= Kirill Shikhaev =

Russian scientist

Kirill Nikolaevich Shikhaev (born 1925) is a Soviet and Russian scientist. Professor, Doctor of technical sciences, academician of International Informatization Academy. With a team of mathematicians, he worked over the calculation of flight trajectory to Mars. He also participated in creating the main trajectory of launching the first space vehicles into orbit.

He held the positions of Director of Scientific Research Centre for Control Systems, director of Scientific Research Center for Economics and Complex Communication Problems. Under his leadership, Industrial Control System (ICS) was made, which is now responsible for everything from subway trains to military defense systems.

For a number of years directed advisory council of Higher Attestation Commission, in the section of control systems and computer science. He was a chief designer of control systems in the ministries of the military-industrial complex, a design project leader of special-purpose system “Almaz” of the Soviet gosplan (the USSR State Planning Committee).

==Contribution to arithmetic==

Shikhaev's main studies are dedicated to the theory of numbers. He is the author of the new arithmetic of second order differences, where main theses of arithmetic in the theory of numbers obtain development and new solving methods, due to introduction into the "classical" basis of these subjects of the second order difference.

Shikhaev created the mathematical apparatus and research methods of number systems. He solved one of arithmetical problems, namely, he obtained virtually unlimited connection between traditional arithmetic operations, which made it possible to obtain new efficient methods of problem research in the theory of numbers.

==Research works and inventions==

Shikhaev is the author of over 100 research papers and inventions, of which the main are dedicated to the theory of differences. Among the main works are the following: "New arithmetic of second order differences", "Introduction to the theory of different algorithms of parallel computational processes", Different algorithms of parallel computational processes", "Differential model of the theory of numbers" etc.

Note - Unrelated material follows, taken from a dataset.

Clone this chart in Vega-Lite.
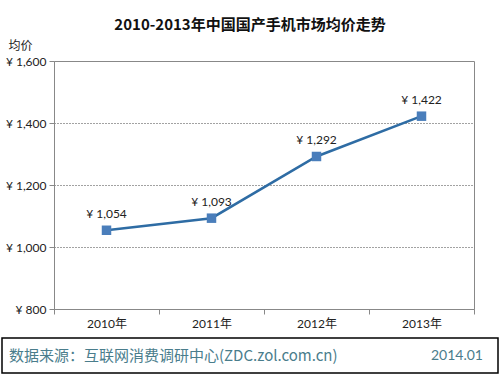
{
  "$schema": "https://vega.github.io/schema/vega-lite/v6.json",
  "padding": {"left": 1, "right": 2, "top": 17, "bottom": 1},
  "background": "white",
  "title": {"text": "2010-2013年中国国产手机市场均价走势", "fontSize": 15, "fontWeight": "bold", "color": "#111", "font": "Noto Sans CJK SC", "anchor": "middle", "offset": 6},
  "spacing": 7,
  "config": {"font": "Lato, 'Noto Sans CJK SC'", "view": {"stroke": "#888"},
    "locale": {"number": {"decimal": ".", "thousands": ",", "grouping": [3], "currency": ["¥ ", ""]}}},
  "vconcat": [
    {
      "spacing": 0,
      "hconcat": [
        {
          "width": 1,
          "height": 248,
          "view": {"stroke": "transparent"},
          "data": {"values": [{"blank": ""}]},
          "mark": {"type": "text", "opacity": 0},
          "encoding": {"text": {"field": "blank", "type": "nominal"}}
        },
        {
          "width": 420,
          "height": 248,
          "data": {"values": [
            {"year": "2010年", "price": 1054},
            {"year": "2011年", "price": 1093},
            {"year": "2012年", "price": 1292},
            {"year": "2013年", "price": 1422}
          ]},
          "encoding": {
            "x": {"field": "year", "type": "nominal", "bandPosition": 0.5,
              "scale": {"type": "band", "paddingInner": 0, "paddingOuter": 0},
              "axis": {"title": null, "labelAngle": 0, "tickBand": "extent", "domainColor": "#888", "tickColor": "#888", "tickSize": 5, "labelFontSize": 12, "labelColor": "#222", "labelPadding": 4, "grid": false}},
            "y": {"field": "price", "type": "quantitative",
              "scale": {"domain": [800, 1600], "nice": false},
              "axis": {"values": [800, 1000, 1200, 1400, 1600], "format": "$,.0f", "labelFontSize": 12, "labelColor": "#222", "tickSize": 5, "tickColor": "#888", "domainColor": "#888", "labelPadding": 3,
                "grid": true, "gridColor": "#444", "gridDash": [1, 2], "gridOpacity": {"condition": {"test": "datum.value == 800 || datum.value == 1600", "value": 0}, "value": 1},
                "title": "均价", "titleAngle": 0, "titleAlign": "left", "titleBaseline": "alphabetic", "titleX": -46, "titleY": -12, "titleFontSize": 12, "titleFontWeight": "normal", "titleColor": "#222", "titleFont": "Noto Sans CJK SC"}}
          },
          "layer": [
            {"mark": {"type": "line", "color": "#2e6ca4", "strokeWidth": 2.5}},
            {"mark": {"type": "point", "shape": "square", "filled": true, "size": 90, "color": "#4a7ebb", "opacity": 1}},
            {"mark": {"type": "text", "dy": -16, "fontSize": 12, "color": "#222"}, "encoding": {"text": {"field": "price", "type": "quantitative", "format": "$,"}}}
          ]
        }
      ]
    },
    {
      "width": 496,
      "height": 35,
      "view": {"stroke": "#000", "strokeWidth": 1.5},
      "data": {"values": [
        {"side": "left", "label": "数据来源：互联网消费调研中心(ZDC.zol.com.cn)"},
        {"side": "right", "label": "2014.01"}
      ]},
      "encoding": {
        "x": {"field": "side", "type": "nominal", "scale": {"type": "point", "domain": ["left", "right"], "padding": 0}, "axis": null},
        "text": {"field": "label", "type": "nominal"}
      },
      "layer": [
        {"transform": [{"filter": "datum.side == 'left'"}], "mark": {"type": "text", "align": "left", "baseline": "middle", "dx": 7, "fontSize": 15, "color": "#4a7d8c", "font": "Noto Sans CJK SC"}},
        {"transform": [{"filter": "datum.side == 'right'"}], "mark": {"type": "text", "align": "right", "baseline": "middle", "dx": -15, "fontSize": 14, "color": "#4a7d8c", "font": "Lato, 'Noto Sans CJK SC'"}}
      ]
    }
  ]
}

==Shikhaev–Anokhin method==

The mathematical works known as “Shikhaev–Anokhin method” was patented as a teaching method for solving algebraic equations by numerical simulation.

==Awards==

- Order of the October Revolution
- Order of the Patriotic War
- USSR State Prize
- USSR Council of Ministers Prize
- Academician I.I. Yuzvishin International Prize
- (With V. Anokhin) Prince of Asturias Award in the category "Technical and scientific research", for the "Shikhaev–Anokhin method".